[Code that draws figures]
::::::::::
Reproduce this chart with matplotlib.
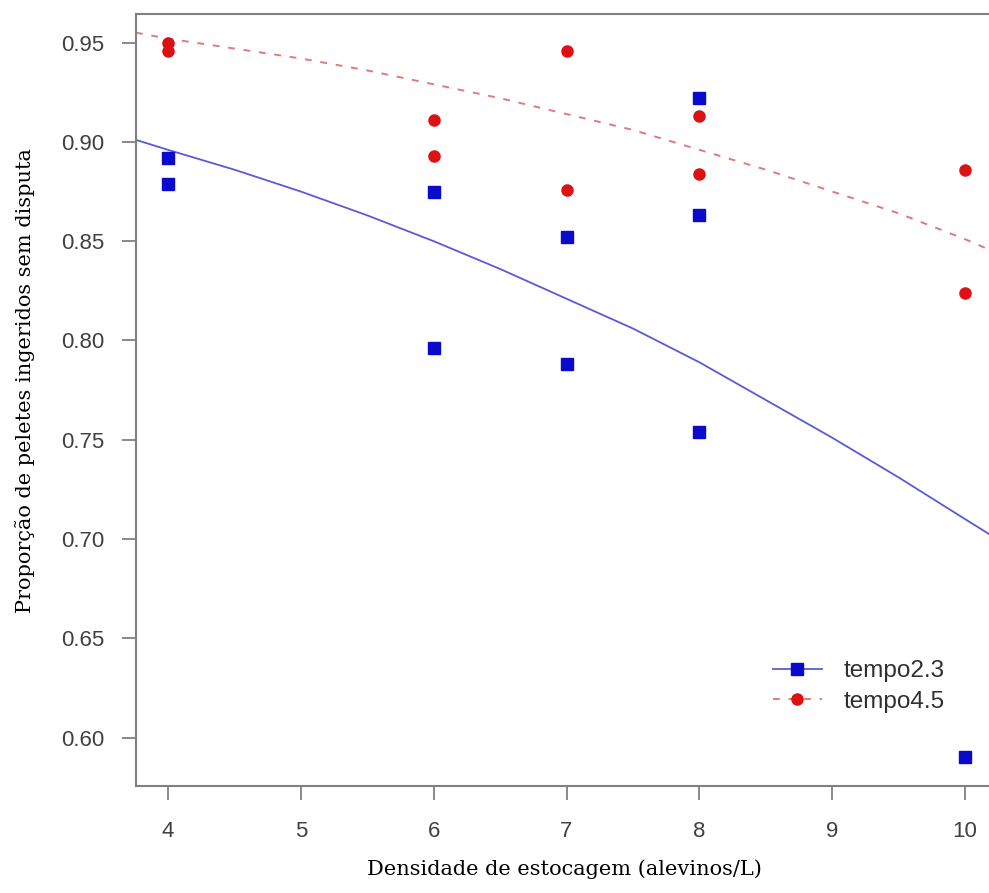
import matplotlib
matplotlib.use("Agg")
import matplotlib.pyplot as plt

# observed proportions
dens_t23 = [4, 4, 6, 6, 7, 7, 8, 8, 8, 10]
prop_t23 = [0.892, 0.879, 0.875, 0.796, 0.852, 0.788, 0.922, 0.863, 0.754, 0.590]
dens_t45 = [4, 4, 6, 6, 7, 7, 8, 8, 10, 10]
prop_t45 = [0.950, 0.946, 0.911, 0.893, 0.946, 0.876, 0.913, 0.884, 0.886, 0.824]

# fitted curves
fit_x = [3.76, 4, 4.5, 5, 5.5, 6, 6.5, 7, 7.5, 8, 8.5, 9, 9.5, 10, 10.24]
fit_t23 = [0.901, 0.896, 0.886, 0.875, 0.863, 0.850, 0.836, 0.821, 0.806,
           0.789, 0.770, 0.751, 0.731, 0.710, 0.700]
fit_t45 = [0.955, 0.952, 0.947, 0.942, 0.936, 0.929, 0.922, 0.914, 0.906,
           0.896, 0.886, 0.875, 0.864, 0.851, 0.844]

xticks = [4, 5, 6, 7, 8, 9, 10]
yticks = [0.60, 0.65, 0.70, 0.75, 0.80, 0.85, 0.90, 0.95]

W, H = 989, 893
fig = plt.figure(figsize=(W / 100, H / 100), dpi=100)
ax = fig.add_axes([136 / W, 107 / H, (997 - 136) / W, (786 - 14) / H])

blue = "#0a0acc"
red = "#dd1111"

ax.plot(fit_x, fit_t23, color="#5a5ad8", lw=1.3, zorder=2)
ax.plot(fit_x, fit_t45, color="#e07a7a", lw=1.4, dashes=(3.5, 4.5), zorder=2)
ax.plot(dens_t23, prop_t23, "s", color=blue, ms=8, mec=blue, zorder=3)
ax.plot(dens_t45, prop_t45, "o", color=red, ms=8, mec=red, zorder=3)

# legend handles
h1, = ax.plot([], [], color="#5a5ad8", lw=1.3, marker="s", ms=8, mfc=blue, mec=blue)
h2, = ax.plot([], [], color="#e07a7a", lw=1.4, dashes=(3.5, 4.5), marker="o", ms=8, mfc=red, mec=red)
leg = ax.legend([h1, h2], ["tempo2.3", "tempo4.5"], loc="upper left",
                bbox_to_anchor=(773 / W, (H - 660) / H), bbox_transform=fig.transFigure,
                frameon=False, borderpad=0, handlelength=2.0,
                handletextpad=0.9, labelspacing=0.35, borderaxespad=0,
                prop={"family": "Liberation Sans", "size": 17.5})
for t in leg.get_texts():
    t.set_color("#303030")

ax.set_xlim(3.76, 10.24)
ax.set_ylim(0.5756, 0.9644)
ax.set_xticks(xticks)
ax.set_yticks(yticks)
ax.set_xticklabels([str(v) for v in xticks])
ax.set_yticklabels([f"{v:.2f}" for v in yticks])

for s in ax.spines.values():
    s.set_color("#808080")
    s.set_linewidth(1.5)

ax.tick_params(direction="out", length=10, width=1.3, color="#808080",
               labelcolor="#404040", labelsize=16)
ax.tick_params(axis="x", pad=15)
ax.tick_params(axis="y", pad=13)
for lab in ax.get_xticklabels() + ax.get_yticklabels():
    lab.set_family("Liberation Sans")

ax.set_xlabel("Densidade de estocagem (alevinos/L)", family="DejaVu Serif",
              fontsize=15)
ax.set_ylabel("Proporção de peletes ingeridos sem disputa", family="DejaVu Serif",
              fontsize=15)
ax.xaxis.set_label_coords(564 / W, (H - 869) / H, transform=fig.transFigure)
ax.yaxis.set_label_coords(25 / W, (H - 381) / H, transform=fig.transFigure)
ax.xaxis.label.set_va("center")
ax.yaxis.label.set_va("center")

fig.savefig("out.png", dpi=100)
::::::::::
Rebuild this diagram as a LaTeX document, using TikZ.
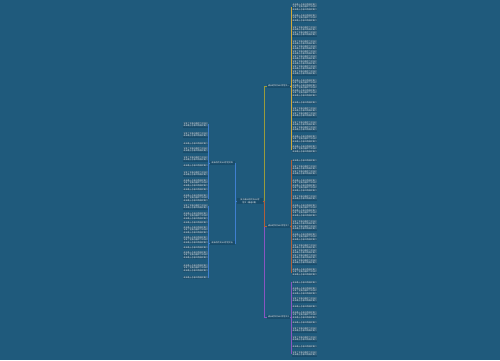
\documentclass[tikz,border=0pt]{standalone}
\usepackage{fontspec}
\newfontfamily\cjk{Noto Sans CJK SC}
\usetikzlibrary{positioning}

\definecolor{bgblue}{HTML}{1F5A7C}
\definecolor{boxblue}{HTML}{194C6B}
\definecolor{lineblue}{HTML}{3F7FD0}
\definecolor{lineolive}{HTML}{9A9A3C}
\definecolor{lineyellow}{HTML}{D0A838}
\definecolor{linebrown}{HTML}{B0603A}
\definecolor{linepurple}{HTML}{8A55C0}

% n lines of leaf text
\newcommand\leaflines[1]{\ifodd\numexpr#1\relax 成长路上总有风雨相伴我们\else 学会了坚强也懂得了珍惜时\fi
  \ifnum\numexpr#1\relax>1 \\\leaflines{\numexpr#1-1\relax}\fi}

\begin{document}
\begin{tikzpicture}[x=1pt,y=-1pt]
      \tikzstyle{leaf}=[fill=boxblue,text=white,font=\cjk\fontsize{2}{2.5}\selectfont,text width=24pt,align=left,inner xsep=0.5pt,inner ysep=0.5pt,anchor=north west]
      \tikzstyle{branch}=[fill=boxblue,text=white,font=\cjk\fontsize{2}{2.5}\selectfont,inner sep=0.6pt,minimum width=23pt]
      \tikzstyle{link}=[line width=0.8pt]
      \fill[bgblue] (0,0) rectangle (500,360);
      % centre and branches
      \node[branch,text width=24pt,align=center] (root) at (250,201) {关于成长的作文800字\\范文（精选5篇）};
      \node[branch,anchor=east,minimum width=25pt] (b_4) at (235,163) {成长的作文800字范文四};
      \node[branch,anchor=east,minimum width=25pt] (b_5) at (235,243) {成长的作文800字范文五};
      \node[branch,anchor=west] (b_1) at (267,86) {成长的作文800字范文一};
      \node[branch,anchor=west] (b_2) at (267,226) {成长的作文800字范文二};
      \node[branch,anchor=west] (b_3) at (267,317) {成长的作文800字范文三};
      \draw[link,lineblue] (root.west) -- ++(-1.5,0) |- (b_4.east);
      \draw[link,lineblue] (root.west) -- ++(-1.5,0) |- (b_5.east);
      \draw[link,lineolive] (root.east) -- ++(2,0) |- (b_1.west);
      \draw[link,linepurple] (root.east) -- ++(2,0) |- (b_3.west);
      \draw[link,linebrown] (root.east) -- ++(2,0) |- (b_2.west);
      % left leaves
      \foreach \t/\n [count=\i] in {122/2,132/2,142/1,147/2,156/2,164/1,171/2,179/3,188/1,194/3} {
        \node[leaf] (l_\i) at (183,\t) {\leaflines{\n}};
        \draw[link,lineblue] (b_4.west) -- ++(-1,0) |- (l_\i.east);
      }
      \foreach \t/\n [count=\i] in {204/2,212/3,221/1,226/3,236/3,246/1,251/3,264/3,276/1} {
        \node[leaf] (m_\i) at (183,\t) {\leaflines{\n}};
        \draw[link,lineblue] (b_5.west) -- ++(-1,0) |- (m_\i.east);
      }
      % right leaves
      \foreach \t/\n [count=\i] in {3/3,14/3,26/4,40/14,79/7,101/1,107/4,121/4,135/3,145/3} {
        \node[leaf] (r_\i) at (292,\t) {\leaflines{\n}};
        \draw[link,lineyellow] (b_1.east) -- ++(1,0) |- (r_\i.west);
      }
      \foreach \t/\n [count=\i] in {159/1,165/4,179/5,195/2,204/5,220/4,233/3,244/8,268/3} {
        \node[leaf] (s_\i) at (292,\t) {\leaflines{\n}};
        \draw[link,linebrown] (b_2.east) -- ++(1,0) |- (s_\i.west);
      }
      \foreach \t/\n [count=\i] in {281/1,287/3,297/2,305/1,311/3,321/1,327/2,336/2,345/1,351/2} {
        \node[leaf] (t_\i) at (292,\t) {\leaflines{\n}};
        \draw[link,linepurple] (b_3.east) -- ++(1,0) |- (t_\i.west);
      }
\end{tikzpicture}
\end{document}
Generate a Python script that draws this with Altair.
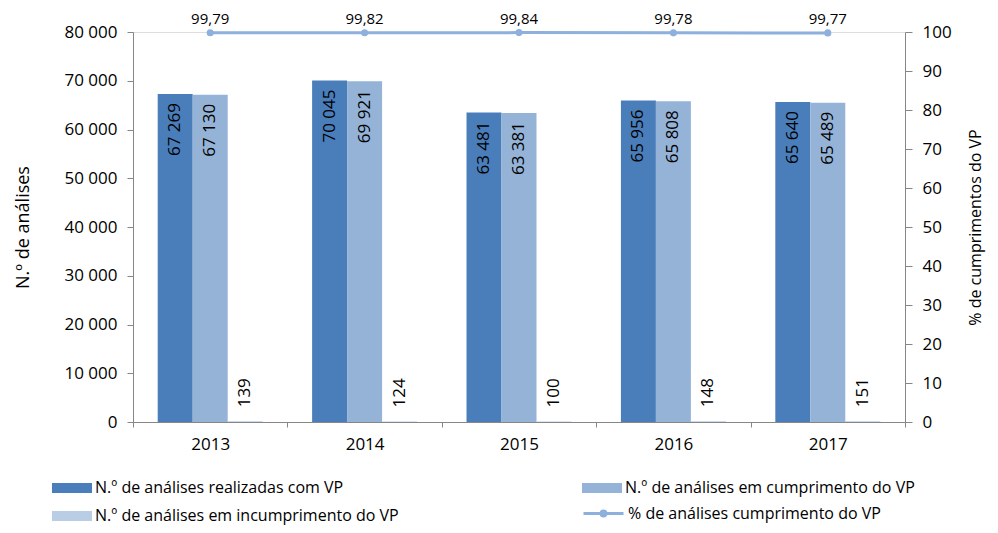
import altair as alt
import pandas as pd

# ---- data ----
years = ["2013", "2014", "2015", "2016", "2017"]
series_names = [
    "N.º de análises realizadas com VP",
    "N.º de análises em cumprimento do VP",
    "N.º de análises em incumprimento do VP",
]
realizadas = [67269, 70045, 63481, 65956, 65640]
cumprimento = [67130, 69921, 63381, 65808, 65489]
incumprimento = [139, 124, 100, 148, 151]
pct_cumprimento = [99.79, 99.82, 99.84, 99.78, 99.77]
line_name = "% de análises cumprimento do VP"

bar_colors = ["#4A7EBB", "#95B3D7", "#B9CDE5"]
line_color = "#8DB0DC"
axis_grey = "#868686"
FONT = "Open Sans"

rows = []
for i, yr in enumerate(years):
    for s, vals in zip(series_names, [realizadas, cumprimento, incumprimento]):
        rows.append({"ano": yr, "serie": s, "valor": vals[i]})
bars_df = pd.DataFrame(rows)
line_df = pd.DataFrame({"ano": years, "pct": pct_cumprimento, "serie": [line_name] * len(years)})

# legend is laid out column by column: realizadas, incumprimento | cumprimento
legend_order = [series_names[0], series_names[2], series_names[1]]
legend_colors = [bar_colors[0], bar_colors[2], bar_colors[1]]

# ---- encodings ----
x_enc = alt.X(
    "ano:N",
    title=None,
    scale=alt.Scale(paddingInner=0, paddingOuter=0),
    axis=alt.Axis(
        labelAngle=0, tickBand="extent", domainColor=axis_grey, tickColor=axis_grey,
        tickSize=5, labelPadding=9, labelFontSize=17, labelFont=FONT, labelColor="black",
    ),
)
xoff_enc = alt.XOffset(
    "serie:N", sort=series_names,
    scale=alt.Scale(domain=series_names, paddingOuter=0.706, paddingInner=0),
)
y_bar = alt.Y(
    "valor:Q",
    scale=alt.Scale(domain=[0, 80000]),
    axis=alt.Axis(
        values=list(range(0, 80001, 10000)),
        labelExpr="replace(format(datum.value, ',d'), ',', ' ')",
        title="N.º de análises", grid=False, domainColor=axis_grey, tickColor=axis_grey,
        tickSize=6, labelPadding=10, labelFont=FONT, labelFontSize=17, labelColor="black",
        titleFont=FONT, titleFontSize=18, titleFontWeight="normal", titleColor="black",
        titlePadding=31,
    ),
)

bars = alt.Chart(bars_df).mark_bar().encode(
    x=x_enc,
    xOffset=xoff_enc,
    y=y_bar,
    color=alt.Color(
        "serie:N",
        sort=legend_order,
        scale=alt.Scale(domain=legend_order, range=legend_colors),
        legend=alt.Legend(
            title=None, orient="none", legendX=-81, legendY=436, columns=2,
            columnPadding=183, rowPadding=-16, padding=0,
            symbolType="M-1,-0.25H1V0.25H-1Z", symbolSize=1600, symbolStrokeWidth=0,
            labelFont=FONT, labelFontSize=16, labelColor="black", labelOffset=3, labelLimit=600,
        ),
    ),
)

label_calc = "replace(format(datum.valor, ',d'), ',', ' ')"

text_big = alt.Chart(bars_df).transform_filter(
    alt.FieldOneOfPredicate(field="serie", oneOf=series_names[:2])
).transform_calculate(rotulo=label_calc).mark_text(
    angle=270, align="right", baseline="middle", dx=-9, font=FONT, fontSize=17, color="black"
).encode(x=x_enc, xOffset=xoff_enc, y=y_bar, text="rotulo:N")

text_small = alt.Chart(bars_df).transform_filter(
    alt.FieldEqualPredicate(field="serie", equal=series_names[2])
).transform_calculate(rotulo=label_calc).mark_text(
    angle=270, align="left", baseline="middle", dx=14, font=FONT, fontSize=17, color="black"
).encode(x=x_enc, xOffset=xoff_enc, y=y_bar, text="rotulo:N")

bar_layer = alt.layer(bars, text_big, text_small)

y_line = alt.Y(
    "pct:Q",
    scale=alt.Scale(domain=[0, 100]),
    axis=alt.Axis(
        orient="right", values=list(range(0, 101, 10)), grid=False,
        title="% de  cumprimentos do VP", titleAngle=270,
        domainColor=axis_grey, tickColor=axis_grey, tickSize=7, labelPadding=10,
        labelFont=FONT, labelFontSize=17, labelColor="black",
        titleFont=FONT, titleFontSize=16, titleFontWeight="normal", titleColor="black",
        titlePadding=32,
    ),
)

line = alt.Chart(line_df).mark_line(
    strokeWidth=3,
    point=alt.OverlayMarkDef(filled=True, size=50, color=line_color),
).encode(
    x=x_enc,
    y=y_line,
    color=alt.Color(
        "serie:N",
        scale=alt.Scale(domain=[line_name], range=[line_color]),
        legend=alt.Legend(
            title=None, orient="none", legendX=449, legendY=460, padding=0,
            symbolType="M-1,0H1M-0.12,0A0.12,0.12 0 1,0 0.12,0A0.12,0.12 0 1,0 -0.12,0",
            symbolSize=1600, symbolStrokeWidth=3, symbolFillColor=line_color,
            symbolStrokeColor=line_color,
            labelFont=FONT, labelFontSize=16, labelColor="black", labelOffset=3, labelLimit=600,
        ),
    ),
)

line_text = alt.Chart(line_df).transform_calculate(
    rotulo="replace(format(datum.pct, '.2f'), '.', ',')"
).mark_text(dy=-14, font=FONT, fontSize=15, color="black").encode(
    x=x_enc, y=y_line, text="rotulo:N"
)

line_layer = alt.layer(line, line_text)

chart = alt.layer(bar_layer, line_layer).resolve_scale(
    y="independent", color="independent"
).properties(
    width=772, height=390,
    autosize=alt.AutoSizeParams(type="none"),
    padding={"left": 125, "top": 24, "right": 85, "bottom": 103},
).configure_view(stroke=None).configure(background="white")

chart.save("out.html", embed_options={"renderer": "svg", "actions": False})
::::::::::
▸ **WORK REQUIRED**
The copy should hold exactly the lines from the line with "Generate a Python" to the line with "import pandas as pd", both ends in, set down without any pictures and with nothing added.

▸ **EXERCISE RESPONSE**
Generate a Python script that draws this with Altair.
import altair as alt
import pandas as pd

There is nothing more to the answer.